The LSAP, RoCLA (as we currently understand it), and the MoJ’s focus on ‘legal support’ and the three innovations set out above tell us something critical about the government’s approach to access to justice: they all suggest there is something inherently wrong with conventional approaches to delivering specialist legal advice. ‘Wrong’, in this context, means too expensive, inefficient and delivered (or accessed) too late to be effective. In my view, the government couldn’t be more wrong: it continues to fail to understand client behaviour, client need and the primary drivers of civil legal disputes. The central issue with conventional legal aid is the horrendously low payment rates, not that the lawyers are slow, inefficient or disproportionately expensive.

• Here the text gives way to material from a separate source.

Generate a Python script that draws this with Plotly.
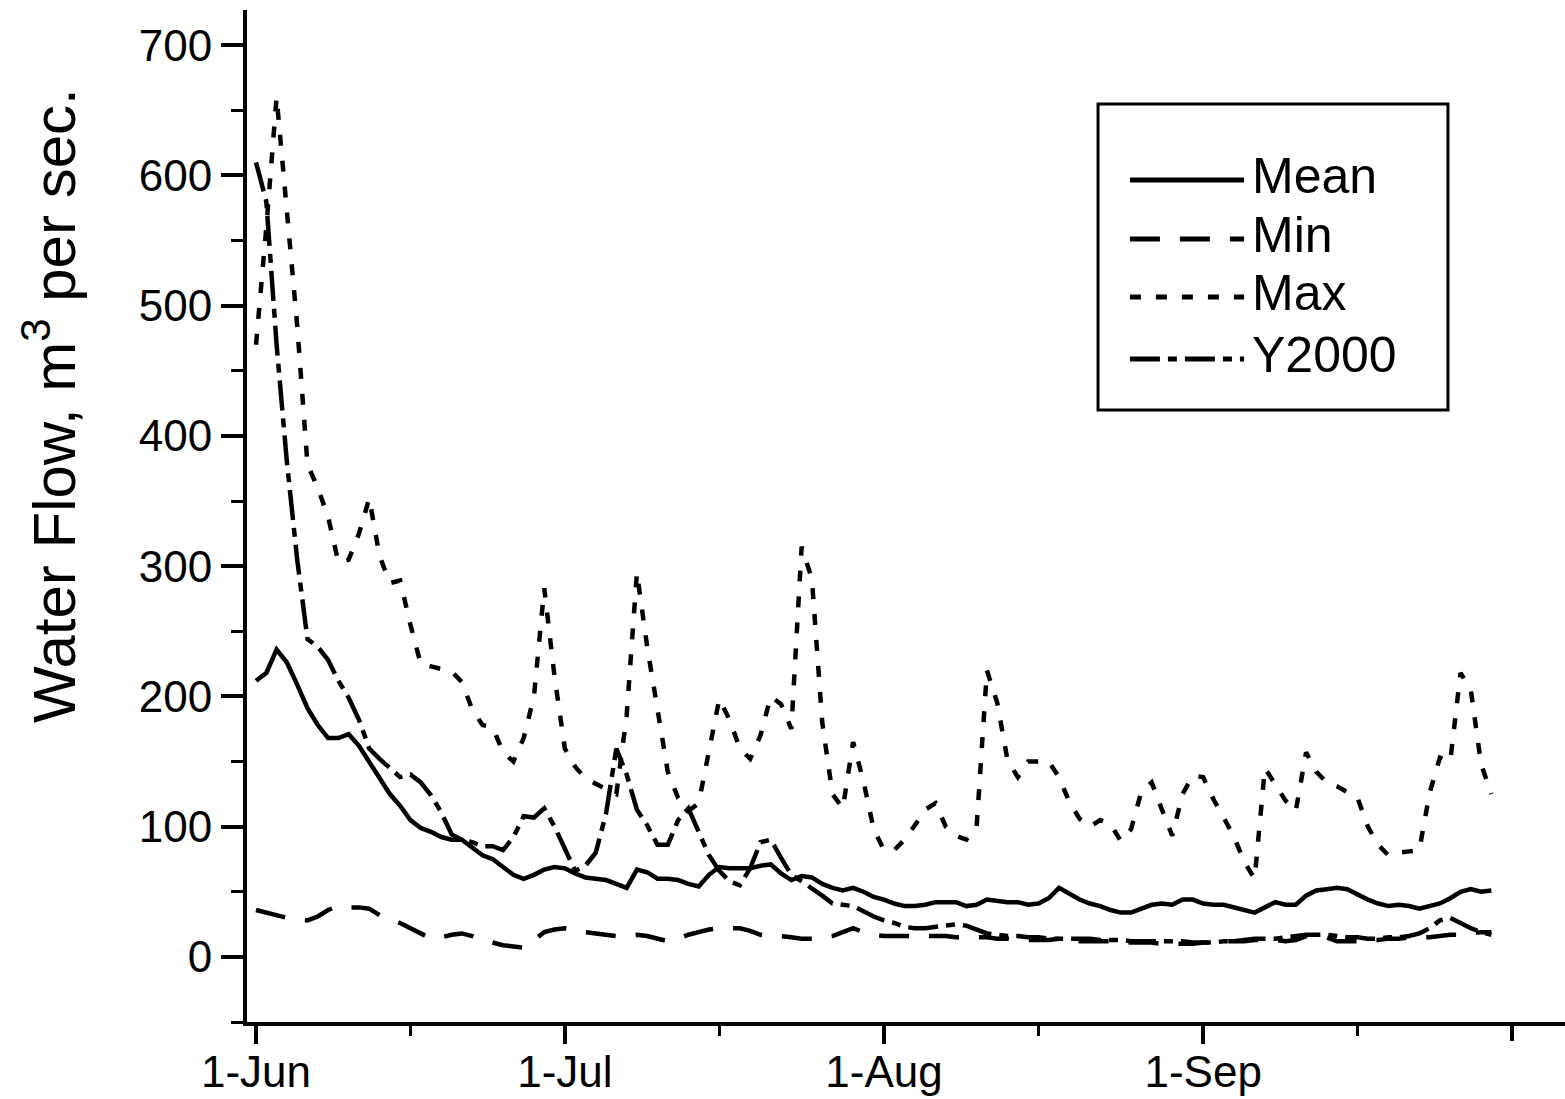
import pandas as pd
import plotly.graph_objects as go

# ---------------- data (daily, 1-Jun .. 29-Sep) ----------------
start_date = "2000-06-01"
n_days = 121

mean_flow = [
    212, 218, 236, 226, 209, 191, 178, 168, 168, 171,
    162, 150, 137, 125, 116, 105, 99, 96, 92, 90,
    90, 84, 78, 75, 69, 63, 60, 63, 67, 69,
    68, 64, 61, 60, 59, 56, 53, 67, 65, 60,
    60, 59, 56, 54, 63, 69, 68, 68, 68, 70,
    71, 64, 59, 62, 61, 56, 53, 51, 53, 50,
    46, 44, 41, 39, 39, 40, 42, 42, 42, 39,
    40, 44, 43, 42, 42, 40, 41, 45, 53, 48,
    44, 41, 39, 36, 34, 34, 37, 40, 41, 40,
    44, 44, 41, 40, 40, 38, 36, 34, 38, 42,
    40, 40, 47, 51, 52, 53, 52, 48, 44, 41,
    39, 40, 39, 37, 39, 41, 45, 50, 52, 50,
    51,
]

min_flow = [
    36, 34, 32, 30, 29, 28, 31, 36, 39, 38,
    38, 37, 32, 29, 26, 22, 18, 14, 15, 17,
    18, 16, 13, 11, 9, 8, 7, 13, 19, 21,
    22, 21, 19, 18, 17, 16, 16, 17, 16, 14,
    12, 14, 17, 19, 21, 22, 22, 22, 20, 17,
    16, 16, 15, 14, 14, 15, 16, 19, 22, 19,
    17, 16, 16, 16, 16, 16, 16, 16, 15, 15,
    15, 15, 14, 14, 13, 13, 13, 13, 14, 13,
    12, 12, 12, 12, 11, 11, 11, 11, 10, 10,
    10, 10, 11, 11, 12, 12, 12, 13, 13, 13,
    12, 13, 16, 16, 15, 12, 12, 12, 13, 13,
    14, 14, 15, 15, 15, 16, 17, 17, 18, 19,
    19,
]

max_flow = [
    470, 560, 660, 572, 485, 378, 360, 338, 303, 305,
    325, 352, 308, 287, 289, 255, 225, 223, 221, 219,
    211, 190, 178, 176, 157, 150, 168, 200, 283, 215,
    160, 146, 137, 133, 129, 125, 185, 295, 238, 188,
    142, 122, 112, 118, 160, 198, 182, 160, 152, 170,
    200, 194, 175, 315, 290, 180, 125, 114, 165, 135,
    98, 82, 82, 90, 101, 113, 118, 100, 93, 90,
    100, 220, 195, 151, 138, 150, 150, 150, 138, 119,
    106, 100, 105, 102, 89, 98, 127, 134, 113, 93,
    125, 139, 138, 121, 107, 92, 73, 60, 145, 133,
    120, 112, 157, 142, 134, 131, 126, 122, 100, 86,
    78, 80, 81, 82, 126, 153, 150, 218, 205, 148,
    125,
]

y2000_flow = [
    610, 580, 470, 380, 305, 244, 238, 228, 212, 199,
    182, 160, 152, 145, 138, 140, 134, 124, 111, 94,
    90, 88, 85, 85, 82, 92, 108, 107, 114, 100,
    82, 66, 70, 80, 110, 160, 140, 113, 101, 86,
    86, 105, 114, 97, 78, 66, 58, 55, 68, 88,
    90, 76, 63, 58, 53, 47, 41, 40, 39, 35,
    31, 28, 26, 23, 22, 22, 23, 24, 25, 24,
    21, 18, 17, 16, 16, 15, 15, 14, 14, 14,
    14, 14, 13, 13, 13, 12, 12, 12, 12, 12,
    12, 11, 11, 11, 12, 12, 13, 14, 14, 14,
    15, 16, 17, 17, 17, 16, 15, 15, 14, 14,
    15, 15, 16, 18, 22, 28, 30, 26, 22, 19,
    17,
]

series_names = ["Mean", "Min", "Max", "Y2000"]
x_tick_dates = ["2000-06-01", "2000-07-01", "2000-08-01", "2000-09-01"]
x_tick_text = ["1-Jun", "1-Jul", "1-Aug", "1-Sep"]
x_unlabelled_tick = ["2000-10-01"]
x_minor_dates = ["2000-06-16", "2000-07-16", "2000-08-16", "2000-09-16"]
y_tick_vals = [0, 100, 200, 300, 400, 500, 600, 700]

# ---------------- styles ----------------
dates = pd.date_range(start_date, periods=n_days, freq="D")
styles = {
    "Mean": dict(dash="solid"),
    "Min": dict(dash="30px,20px"),
    "Max": dict(dash="11px,15px"),
    "Y2000": dict(dash="30px,8px,9px,8px"),
}
values = {"Mean": mean_flow, "Min": min_flow, "Max": max_flow, "Y2000": y2000_flow}
FONT = "Liberation Sans, Arial, sans-serif"
X_RANGE = ["2000-05-31 03:00", "2000-10-06 03:36"]

fig = go.Figure()
for name in series_names:
    fig.add_trace(go.Scatter(
        x=dates, y=values[name], mode="lines", name=name,
        line=dict(color="black", width=4.5, dash=styles[name]["dash"]),
        showlegend=False,
    ))
# empty helper trace so the overlaying axis (for the unlabelled 1-Oct tick) is drawn
fig.add_trace(go.Scatter(x=[], y=[], xaxis="x2", yaxis="y", showlegend=False,
                         hoverinfo="skip"))

fig.update_layout(
    width=1565, height=1099,
    margin=dict(l=247, r=0, t=10, b=77, autoexpand=False),
    paper_bgcolor="white", plot_bgcolor="white",
    font=dict(family=FONT, color="black", size=44),
    xaxis2=dict(
        type="date", overlaying="x", anchor="y", side="bottom",
        range=X_RANGE, tickmode="array", tickvals=x_unlabelled_tick,
        showticklabels=False, ticks="outside", ticklen=18, tickwidth=3.5,
        tickcolor="black", showline=False, showgrid=False, zeroline=False,
        automargin=False,
    ),
)

fig.layout.xaxis.update(
    type="date",
    range=X_RANGE,
    tickmode="array", tickvals=x_tick_dates, ticktext=x_tick_text,
    ticks="outside", ticklen=18, tickwidth=3.5, tickcolor="black",
    showline=True, linewidth=4, linecolor="black",
    showgrid=False, zeroline=False, automargin=False,
    ticklabelstandoff=-10,
    tickfont=dict(size=44, family=FONT),
    minor=dict(tickmode="array", tickvals=x_minor_dates, ticks="outside",
               ticklen=10, tickwidth=3, tickcolor="black", showgrid=False),
)
fig.layout.yaxis.update(
    range=[-50, 727],
    tickmode="array", tickvals=y_tick_vals,
    ticks="outside", ticklen=22, tickwidth=3.5, tickcolor="black",
    showline=True, linewidth=4, linecolor="black",
    showgrid=False, zeroline=False, automargin=False,
    tickfont=dict(size=44, family=FONT),
    minor=dict(dtick=50, tick0=0, ticks="outside", ticklen=12, tickwidth=3,
               tickcolor="black", showgrid=False),
)

# y-axis title
fig.add_annotation(
    text="Water Flow, m<sup>3</sup> per sec.",
    xref="paper", yref="paper", x=-0.1495, y=0.6097,
    xanchor="center", yanchor="middle", textangle=-90, showarrow=False,
    font=dict(size=60, family=FONT, color="black"),
)

# legend box
fig.add_shape(type="rect", xref="paper", yref="paper",
              x0=0.6457, y0=0.6047, x1=0.9112, y1=0.9071,
              line=dict(color="black", width=3), fillcolor="white", layer="above")
row_y = [0.8320, 0.7737, 0.7164, 0.6551]
for name, ry in zip(series_names, row_y):
    fig.add_shape(type="line", xref="paper", yref="paper",
                  x0=0.6699, x1=0.7565, y0=ry, y1=ry, layer="above",
                  line=dict(color="black", width=5, dash=styles[name]["dash"]))
    fig.add_annotation(text=name, xref="paper", yref="paper",
                       x=0.7610, y=ry + 0.004, xanchor="left", yanchor="middle",
                       showarrow=False,
                       font=dict(size=50, family=FONT, color="black"))

fig.write_html(
    "out.html",
    config={"displayModeBar": False},
    post_script="document.body.style.margin='0';document.body.style.overflow='hidden';",
)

The MoJ has established a stakeholder advisory group to engage with organisations with an interest in civil legal aid. Its first meeting on 2 February provided an opportunity to clarify some of the more opaque elements of the ToR. For example, RoCLA has four elements: (1) an economic analysis of the market and (2) an international comparison exercise – both carried out by an external analyst – along with (3) a data publication series akin to the Data Compendium curated as part of the Criminal Legal Aid Review (Summary information on publicly funded criminal legal services, February 2021) and (4) a user research component. The first two are currently out to tender, while the others remain in the early stages of scoping. The MoJ is hoping to complete all four elements by March 2024, along with the development of a set of policy options to put to ministers. As the timetable in the ToR is so confusing, we have asked for a clearer one to be published.
Until the government acknowledges and addresses its fundamental role in undermining the civil legal aid ‘market’ by failing to regularly increase fees, any review it designs and leads will do no more than tinker around the edges of what is needed to establish and maintain a sustainable supply of expert legal aid providers. The ToR fail to even obliquely reference this issue.
The derisory political response to the Criminal Legal Aid Review has cast a long shadow over RoCLA. In the absence of a government commitment to increase civil legal aid fees, even as a holding measure pending the outcome of the review, it is little wonder that the sector has greeted the announcement with scepticism. Is RoCLA nothing more than a delaying tactic until the next general election? How many clients will miss out and how many providers will go under in that time? Sorry, but no. The civil legal aid scheme does need to be reviewed and recalibrated, but not in the absence of resuscitative funding.